Most people have tried being betrayed by another person. How we deal with it in a personal setting can vary a lot depending on the circumstances and our personal attitudes. When it happens in a company, when someone betrays the company in one or the other way, we need to respond and react differently.
That is because there is a hidden opportunity in this betrayal, that can become beneficial as an example of what the company’s culture is.
One of the basic functions of any culture, including a company culture is to create protection for the members of the group. That implies that it must also define what the consequences are if a member of the group betrays the group. Michel Foucault describes exactly that in his masterpiece “Discipline and Punish“, namely that how you punish the individual has a huge influence on the future group behaviour.

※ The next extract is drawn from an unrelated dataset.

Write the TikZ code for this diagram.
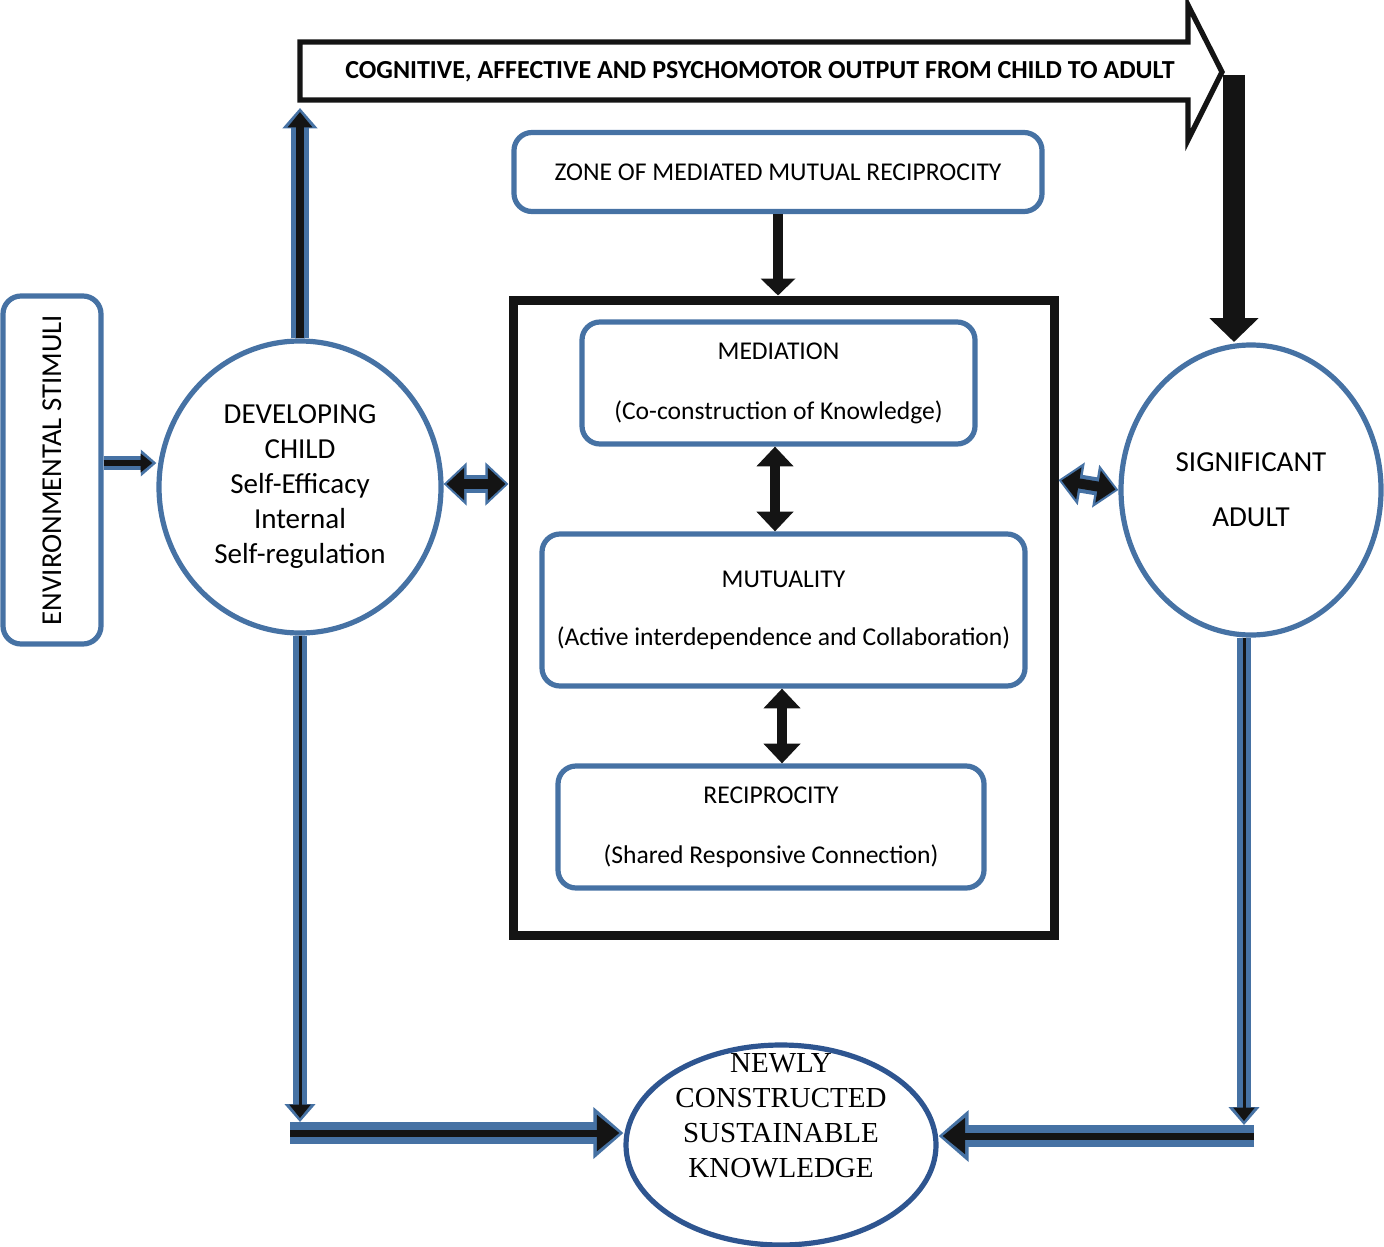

In a corporate environment, it is no different. So when an employee betrays you, think carefully about how you get get the most out of the situation. For some, the primary goal of the situation is to establish fear in the group. Fear of what will happen if any of the members would consider doing something similar. For others, it is more important to play on the shame – how shameful it is that a member was tempted to betray his or her colleagues for the benefit of her- or himself.
Gugin often receives requests for online consulting on how to tackle such a situation. The reason why it is difficult to handle I because there are many emotions and feelings involved at the same time. And for the sake of the group, it is very important that it is dealt with properly. However, despite all the negative things about the situation, it is also a unique opportunity to show what values the organisation really has. Remember, values have to be lived out in order to have any authority. Values listed in a PowerPoint presentation or on a website are just empty words.
Cultural dilemmas make it difficult
There are also many cultural dilemmas involved in such a situation. If you have a culture based on trust, then can you still trust people or will you start to implement more control?
Remember you can trust and control people at the same time. When you start controlling people you say at the same time: “I don’t trust you, therefore I have to control you”. If you already have a control-based culture then that particular dilemma is no big deal. In each organisation, there are different cultural dilemmas to deal with in such a situation, and time is crucial, which is usually the reason why our clients request instant online consulting.
A typical case
A typical case is the situation where an employee has sold confidential information to a competitor and then gets caught either by a whistleblower or because the person leaves traces behind that reveal the crime. We have been surprised by how many cases like this we have been asked to resolve and we have been equally surprised by how seldom the companies want to report it to the police.
The first question we get is: “This has happened, what shall we do?”. and our response is usually: “What do you want to achieve?“
From there it can develop in thousands of different directions, but the most radical and brilliant solution took place in a small online marketing firm, where an employee had collected and sold information about one of their client’s online performance and marketing strategy.
The CEO decided that the person who had betrayed them should be confronted with the entire group, which at that time consisted of approximately 20 people. The intervention took place outside in a nearby park. The woman who had betrayed the company was full of shame and she participated in the intervention completely voluntarily.
She sat in the middle of the circle with all the employees around her. We were the facilitator of the intervention, and we started with that each employee who had a question to ask the woman in the centre. We had of course established some ground rules to insure that everything went smooth. There came many questions, mostly about why, how she felt, and why she felt it was necessary to do such a thing if they had been bad colleagues and bosses.
The last question came from the CEO, who asked her what she wanted to do now. She said she wanted to return the money to the company as compensation and that she hoped it would not be reported to the police. The CEO said to her that she could distribute the money between her colleagues as it was them she had betrayed. And that was exactly the opportunity I mentioned at the beginning of this article. An opportunity to show the real values of that particular company.
Then the final question was what should happen to her. The CEO asked her what she believed should be a proper consequence of her action. (we had told the CEO in advance not to use the word punishment or something similar). She said she wanted to resign immediately. Then something interesting happened. Several of her colleagues in the circle asked her to stay with many different arguments. The woman was obviously touched by the gesture but insisted on leaving the company.
Questions for you:
- How would you tackle a similar situation in your organisation?
- Do you have the courage to stay loyal to your company values, even when the situation is difficult?